From a purely mechanistic point of view, BP has a point. The oil company has tried to strip out factors beyond current executives’ control – like the oil price and the financial fall-out from the Deepwater Horizon disaster in 2010 – and focus on factors they can affect. BP, investors are told, did splendidly on safety, cashflow and delivery of big projects. That is why Dudley’s annual bonus, for example, was hiked by 38%.
Yet this explanation is far too breezy. BP’s pay committee seems to have forgotten that it is allowed to apply common sense if the pay formula spits out a number that is plainly inflammatory.
For 2015, there were several reasons to hit the overide button.
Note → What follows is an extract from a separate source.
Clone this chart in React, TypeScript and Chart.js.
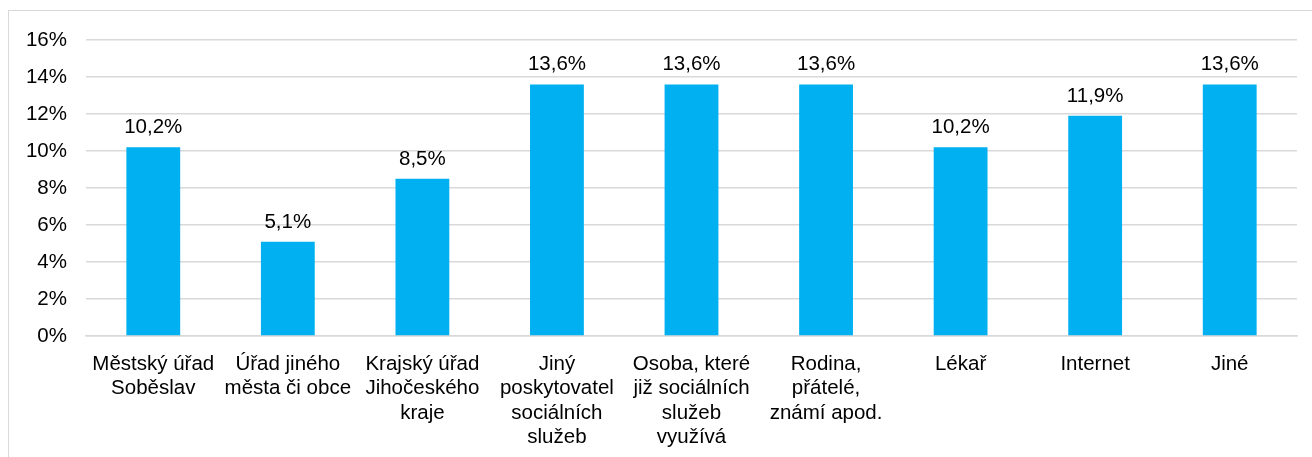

First, profits fell by 50% even when the latest hit from Deepwater Horizon is ignored. Second, BP imposed a pay freeze on all staff in 2015 and is cutting 7,000 jobs. Those cost-saving actions would be swallowed more easily if the boss was also seen to be buckling down for an era of oil at sub-$50 a barrel instead of continuing to enjoy rewards worth 125 times average pay at BP.
The level of revolt at Thurday’s annual meeting probably won’t match the 40% recorded back in 2009. But, as then, the company has shown itself to be tone deaf to the mood outside the boardroom.
Smart move on British Steel
Good luck to Greybull Capital in its purchase of Tata Steel’s UK long products business, a deal that could protect up to 4,400 jobs in Scunthorpe, Teesside and elsewhere. The Greybull crew have also bought the rights to the British Steel name, dormant since 1999, and intend to use it. Smart move: if you’re looking to the government for financial support to help revive operations, requests may be harder to refuse if they are seen to come from British Steel rather than a family investment office.